1. What Happened – We all know what happened in 2006, 2007, and 2008. By end of 2008 they had completely covered their mortgage CDS and had started to buy high-yield Corporates into 2009. They averaged in at under 55c on the dollar for most of those bonds and sold most over par. There is not much opportunity in high-yield at this point.
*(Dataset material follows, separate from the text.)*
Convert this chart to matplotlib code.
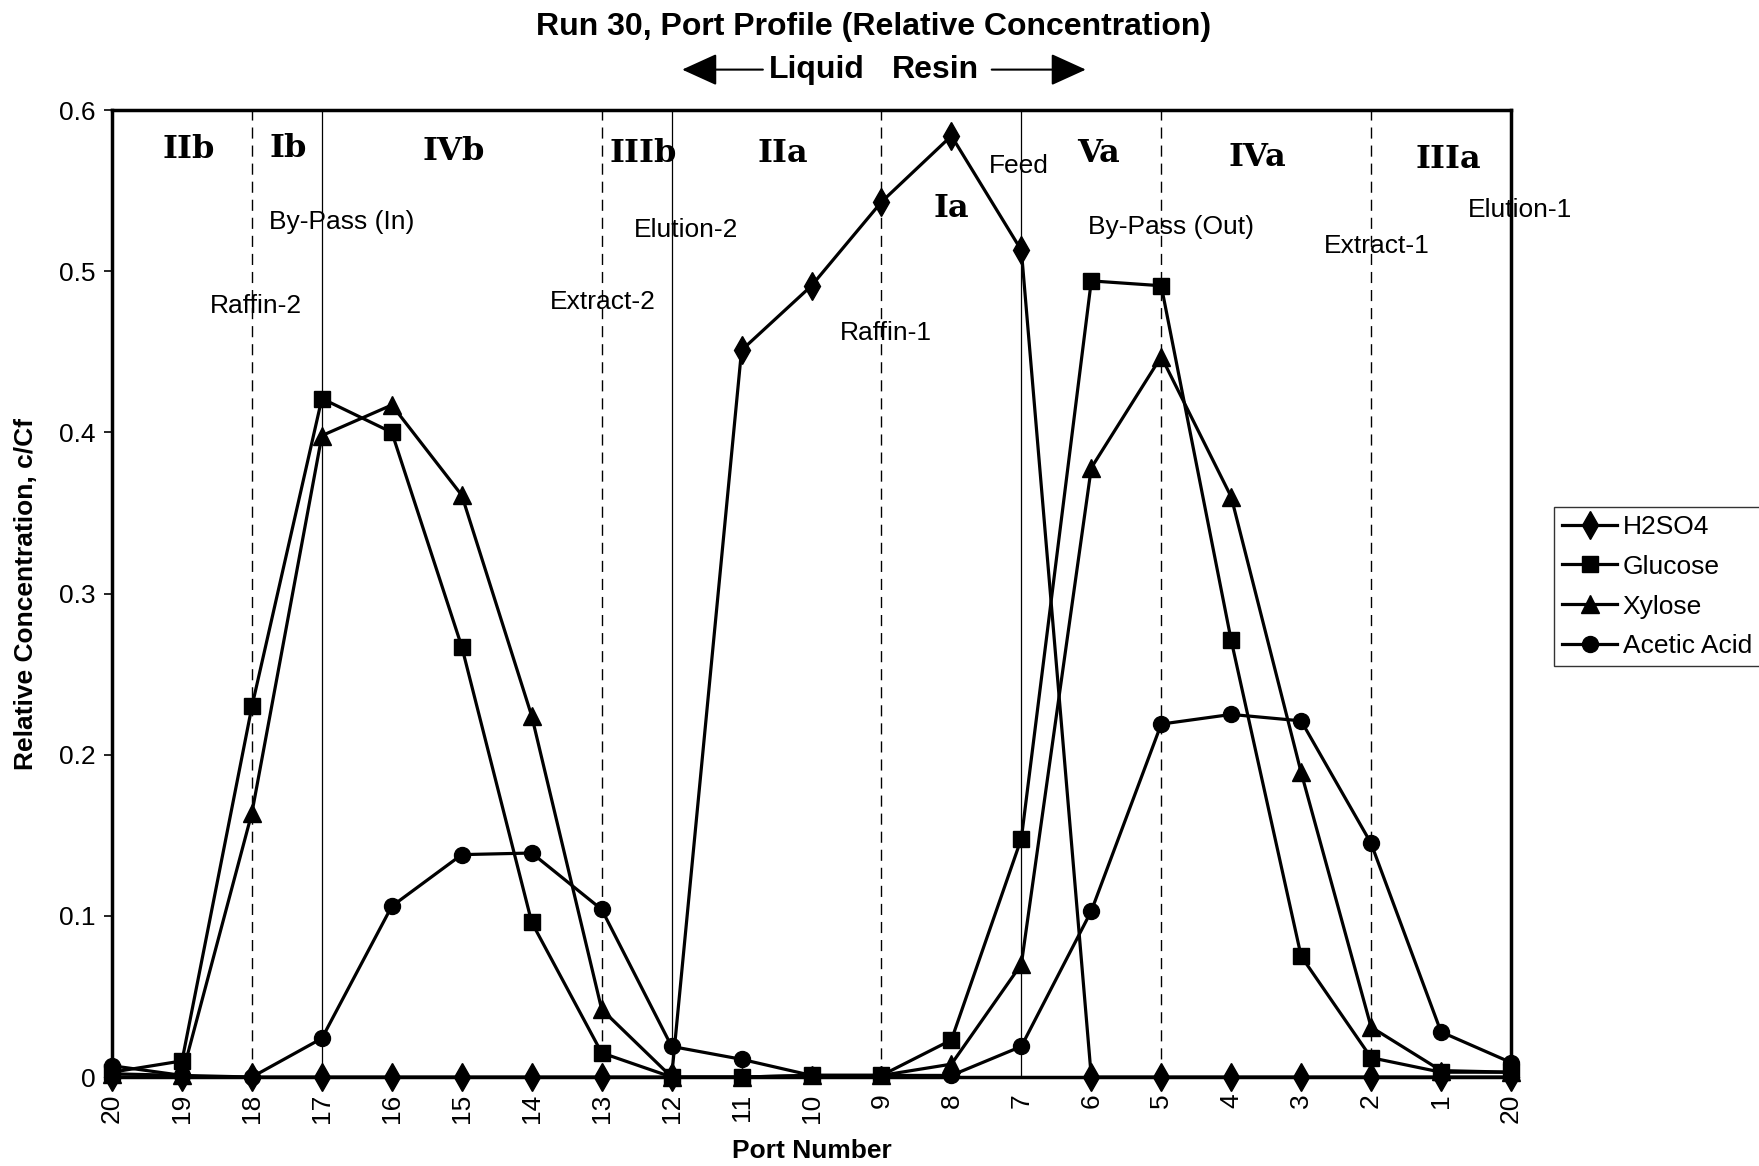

2. Equities – They are now think one of the best places to be is equities, with a strong focus on distressed equities. Paulson’s case for equities in general focused on the discrepancy between equity earnings yields of about 7% to 8% now compared to the 10-year yield at 3.6%. This is one of the highest dislocations since they started tracking these numbers. As such, some equities he owns offer superior returns to long-dated bonds: JNJ: 3.8% yield, 7% earnings growth; KO: 3% yield, 8% growth, PFE: 4% yield, 3% growth. On distressed equities, they look at bankruptcies and major restructurings. The most well known examples are his holdings in financials like C and BAC. They also own STI and RF. They follow every bankruptcy and will buy the debt in interested. As the companies come out of bankruptcy, they’ll convert the debt to common stock. He gave the example of K-Mart, which went into bankruptcy with billions in debt, emerged at $10 a share and debt-free, then eventually went to $190. Paulson thinks he’ll find more of these over the next few years.
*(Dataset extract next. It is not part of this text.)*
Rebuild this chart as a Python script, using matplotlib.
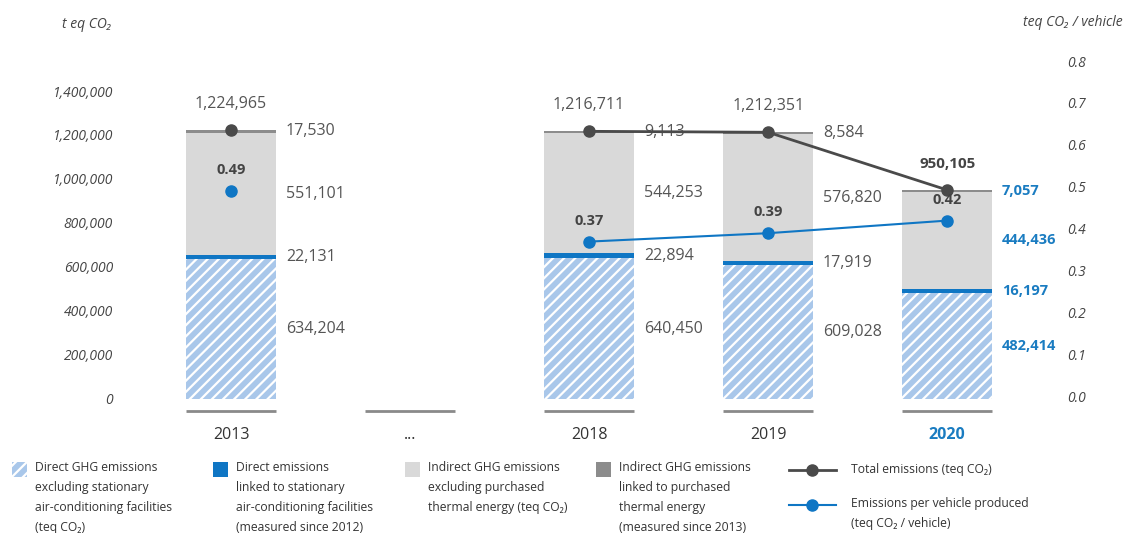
import numpy as np
import matplotlib.pyplot as plt
from matplotlib.patches import Rectangle
from matplotlib.lines import Line2D

plt.rcParams['font.family'] = ['Open Sans', 'DejaVu Sans']
plt.rcParams['hatch.linewidth'] = 1.6

# GHG emissions by year (t eq CO2)
slot_labels = ['2013', '...', '2018', '2019', '2020']
years = ['2013', '2018', '2019', '2020']
year_pos = [0, 2, 3, 4]
direct_excl_ac = [634204, 640450, 609028, 482414]
direct_ac = [22131, 22894, 17919, 16197]
indirect_excl_thermal = [551101, 544253, 576820, 444436]
indirect_thermal = [17530, 9113, 8584, 7057]
totals = [1224965, 1216711, 1212351, 950105]
per_vehicle = [0.49, 0.37, 0.39, 0.42]

HATCH_BG = '#a9c7ea'
BLUE = '#0f76c4'
LIGHT = '#d9d9d9'
DARK = '#8c8c8c'
LINE_DARK = '#4a4a4a'
HIGHLIGHT = '#1a7cc1'
TEXT = '#555555'

fig = plt.figure(figsize=(11.25, 5.33), dpi=100)
ax = fig.add_axes([120 / 1125, 113 / 533, 940 / 1125, 375 / 533])
ax2 = ax.twinx()

width = 0.5
x = np.array(year_pos)
b1 = np.array(direct_excl_ac)
b2 = b1 + np.array(direct_ac)
b3 = b2 + np.array(indirect_excl_thermal)

ax.bar(x, direct_excl_ac, width, color=HATCH_BG, edgecolor='white', linewidth=0, hatch='///')
ax.bar(x, direct_ac, width, bottom=b1, color=BLUE, linewidth=0)
ax.bar(x, indirect_excl_thermal, width, bottom=b2, color=LIGHT, linewidth=0)
ax.bar(x, indirect_thermal, width, bottom=b3, color=DARK, linewidth=0)

# base line under every slot, including the gap
slots = np.arange(len(slot_labels))
ax.hlines([-55000] * len(slots), slots - width / 2, slots + width / 2, color='#8a8a8a', lw=2)

# segment labels to the right of each bar
for i in range(len(years)):
    last = years[i] == '2020'
    col = HIGHLIGHT if last else TEXT
    fw = 'bold' if last else 'normal'
    fs = 10.5 if last else 11.5
    mids = [b1[i] / 2, b1[i] + direct_ac[i] / 2, b2[i] + indirect_excl_thermal[i] / 2,
            b3[i] + indirect_thermal[i] / 2]
    vals = [direct_excl_ac[i], direct_ac[i], indirect_excl_thermal[i], indirect_thermal[i]]
    for m, v in zip(mids, vals):
        ax.annotate(f'{v:,}', (x[i] + width / 2, m), xytext=(10, 0), textcoords='offset pixels',
                    ha='left', va='center', color=col, fontsize=fs, fontweight=fw)

# total emissions
ax.plot(x[1:], totals[1:], color=LINE_DARK, lw=2, marker='o', ms=8, zorder=5)
ax.plot(x[:1], totals[:1], color=LINE_DARK, lw=0, marker='o', ms=8, zorder=5)
for i in range(len(years)):
    last = years[i] == '2020'
    ax.annotate(f'{totals[i]:,}', (x[i], totals[i]), xytext=(0, 26), textcoords='offset pixels',
                ha='center', va='center', color='#444444' if last else TEXT,
                fontsize=11 if last else 11.5, fontweight='bold' if last else 'normal')

# emissions per vehicle
ax2.plot(x[1:], per_vehicle[1:], color=BLUE, lw=1.5, marker='o', ms=8, zorder=5)
ax2.plot(x[:1], per_vehicle[:1], color=BLUE, lw=0, marker='o', ms=8, zorder=5)
for i in range(len(years)):
    ax2.annotate(f'{per_vehicle[i]:.2f}', (x[i], per_vehicle[i]), xytext=(0, 21),
                 textcoords='offset pixels', ha='center', va='center', color='#444444',
                 fontsize=10.5, fontweight='bold')

ax.set_xlim(-0.62, 4.63)
ax.set_ylim(-95455, 1609091)
ax2.set_ylim(-0.0548, 0.8381)

ax.set_yticks(np.arange(0, 1400001, 200000))
ax.set_yticklabels([f'{v:,}' for v in range(0, 1400001, 200000)], fontstyle='italic',
                   color='#444444', fontsize=10)
ax2.set_yticks(np.arange(0, 0.81, 0.1))
ax2.set_yticklabels([f'{v:.1f}' for v in np.arange(0, 0.81, 0.1)], fontstyle='italic',
                    color='#444444', fontsize=10)
ax.set_xticks(slots)
ax.set_xticklabels(slot_labels, fontsize=11.5, color='#333333')
for lbl in ax.get_xticklabels():
    if lbl.get_text() == '2020':
        lbl.set_color(HIGHLIGHT)
        lbl.set_fontweight('bold')
ax.tick_params(axis='both', length=0)
ax.tick_params(axis='y', pad=5)
ax.tick_params(axis='x', pad=5)
ax2.tick_params(axis='y', length=0, pad=5)
for a in (ax, ax2):
    for s in a.spines.values():
        s.set_visible(False)

fig.text(112 / 1125, 1 - 25 / 533, 't eq CO₂', ha='right', va='center', fontstyle='italic',
         fontsize=10, color='#444444')
fig.text(1123 / 1125, 1 - 22 / 533, 'teq CO₂ / vehicle', ha='right', va='center',
         fontstyle='italic', fontsize=10, color='#444444')

# legend drawn in figure pixels
lax = fig.add_axes([0, 0, 1, 1])
lax.set_xlim(0, 1125)
lax.set_ylim(533, 0)
lax.axis('off')
lax.set_zorder(-1)

legend_items = [
    (12, 'Direct GHG emissions\nexcluding stationary\nair-conditioning facilities\n(teq CO₂)',
     dict(facecolor=HATCH_BG, edgecolor='white', linewidth=0, hatch='///')),
    (213, 'Direct emissions\nlinked to stationary\nair-conditioning facilities\n(measured since 2012)',
     dict(facecolor=BLUE, linewidth=0)),
    (405, 'Indirect GHG emissions\nexcluding purchased\nthermal energy (teq CO₂)',
     dict(facecolor=LIGHT, linewidth=0)),
    (596, 'Indirect GHG emissions\nlinked to purchased\nthermal energy\n(measured since 2013)',
     dict(facecolor=DARK, linewidth=0)),
]
for lx, txt, style in legend_items:
    lax.add_patch(Rectangle((lx, 462), 15, 15, **style))
    lax.text(lx + 23, 461, txt, ha='left', va='top', fontsize=8.7, color='#333333',
             linespacing=1.7)

lax.add_line(Line2D([789, 812, 836], [470, 470, 470], color=LINE_DARK, lw=2, marker='o',
                    ms=8, markevery=[1]))
lax.add_line(Line2D([789, 812, 836], [505, 505, 505], color=BLUE, lw=1.5, marker='o',
                    ms=8, markevery=[1]))
lax.text(851, 470, 'Total emissions (teq CO₂)', ha='left', va='center', fontsize=8.7,
         color='#333333')
lax.text(851, 497, 'Emissions per vehicle produced\n(teq CO₂ / vehicle)', ha='left', va='top',
         fontsize=8.7, color='#333333', linespacing=1.7)

fig.savefig('out.png', dpi=100)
3. Bonds – The purchase of long-dated bonds, either treasuries or Corporates, should turn out to be a horrible trade. Rates are at record lows and the economy is turning should continue to churn higher. Paulson expects roughly 2% GDP growth for both 2011 and 2012. Quantitative easing should contribute to significant inflation over the next few years, with inflation possibly hitting low-double digits by 2012. This is bad for the 10- and 30-year and bad for the USD. The USD should fall and the yields on long-dated US Treasuries should rise. Paulson has been buying 5 and 7 year calls on the 30-year bond yield.
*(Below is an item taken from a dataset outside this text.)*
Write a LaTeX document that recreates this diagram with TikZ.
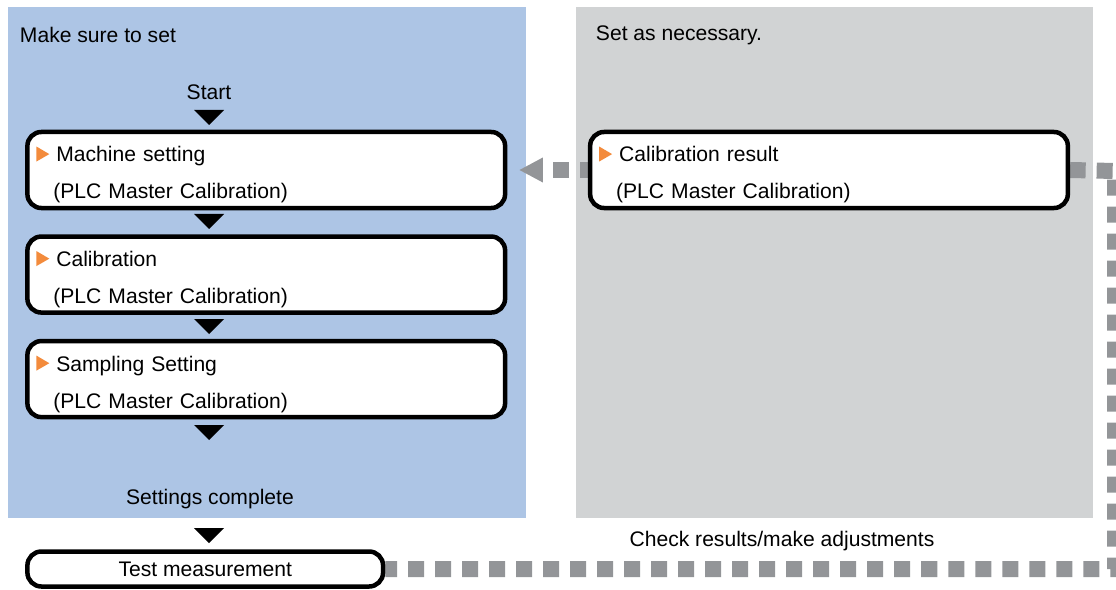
\documentclass[tikz,border=0pt]{standalone}
\usepackage{fontspec}
\setmainfont{Liberation Sans}
\usetikzlibrary{arrows.meta,positioning,backgrounds}
\definecolor{panelblue}{RGB}{173,197,229}
\definecolor{panelgray}{RGB}{209,211,212}
\definecolor{dashgray}{RGB}{147,149,152}
\definecolor{triorange}{RGB}{243,139,60}
\newcommand\otri{\rule{0pt}{18pt}\tikz[baseline=0pt,sharp corners,line width=0.4pt]
  \path[fill=triorange,draw=none] (0pt,0.3pt) -- (0pt,11pt) -- (9.2pt,5.6pt) -- cycle;\hspace{5pt}}

\begin{document}
\begin{tikzpicture}[x=0.025cm,y=-0.025cm,font=\fontsize{15pt}{26.3pt}\selectfont,
   node distance=0.6cm,
   stepbox/.style={draw,line width=3.2pt,rounded corners=0.35cm,fill=white,
                   minimum width=11.94cm,minimum height=1.9cm,text width=11.49cm,
                   inner xsep=0.225cm,align=left},
   testbox/.style={draw,line width=3.2pt,rounded corners=0.35cm,fill=white,
                   minimum width=8.89cm,minimum height=0.875cm},
   dashline/.style={draw=dashgray,line width=0.4cm,dash pattern=on 0.4cm off 0.275cm},
   downtri/.pic={\fill (-15,0) -- (15,0) -- (0,15) -- cycle;}]
  \useasboundingbox (0,0) rectangle (1116,590);
  % panel titles
  \node[anchor=west] (mustlbl) at (15,35) {Make sure to set};
  \node[anchor=west] (optlbl) at (591,35) {Set as necessary.};
  % required steps
  \node (start) at (209,92) {Start};
  \node[stepbox] (mach) at (266.25,170) {\otri Machine setting\\\hspace*{0.425cm}(PLC Master Calibration)};
  \node[stepbox,below=of mach] (calibr) {\otri Calibration\\\hspace*{0.425cm}(PLC Master Calibration)};
  \node[stepbox,below=of calibr] (sampl) {\otri Sampling Setting\\\hspace*{0.425cm}(PLC Master Calibration)};
  \node (done) at (210,499) {Settings complete};
  \node[testbox] (test) at (205.25,569) {Test measurement};
  \pic at (209,110) {downtri};
  \pic at (209,214) {downtri};
  \pic at (209,319) {downtri};
  \pic at (209,425) {downtri};
  \pic at (209,528) {downtri};
  % optional step
  \node[stepbox] (result) at (829,170) {\otri Calibration result\\\hspace*{0.425cm}(PLC Master Calibration)};
  \node (checklbl) at (782,541) {Check results/make adjustments};
  \coordinate (turn) at (1115,171);
  \begin{scope}[on background layer]
    \fill[panelblue] (8,7) rectangle (526,518);
    \fill[panelgray] (576,7) rectangle (1093,518);
    \draw[dashline,dash phase=0.106cm] (test.east) -| (turn) -- (result.east);
    \draw[dashline,dash phase=0.206cm,-{Triangle[length=0.6cm,width=0.58cm]},shorten >=0.29cm]
      (result.west) -- (mach.east);
  \end{scope}
\end{tikzpicture}
\end{document}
4. Homes – This is the best time 50 years to buy a home. This thesis is the exact opposite of his thoughts on bonds. You don’t want to own long-dated debt, you want to issue it. Buying a home (an asset) with a 30-year mortgage (issuing debt) is exactly that. Home prices will rise with a better economy and with inflation. Your debt and interest payments get locked in at record lows. The price of your home will rise.

5. Gold – The price of gold has moved in correlation to the monetary base for as long as they have tracked the two data items. As the Fed prints more money, gold should rise. If the Fed were to increase the monetary base by 100% over the next 3 years, Gold should increase by that same amount. Additionally, as inflation accelerates, investors tend to push gold higher than its correlation, like in 1980 when it increased an additional 100% above the correlation. So if gold is at $1,200 now, it should hit $2,400 on the monetary expansion alone, then $4,000 as investors flee inflation. Additionally, he has offered his investors the ability to hold their investment in his fund in either US Dollars denominated or in gold denominated. Paulson himself has 80% of his assets gold denominated.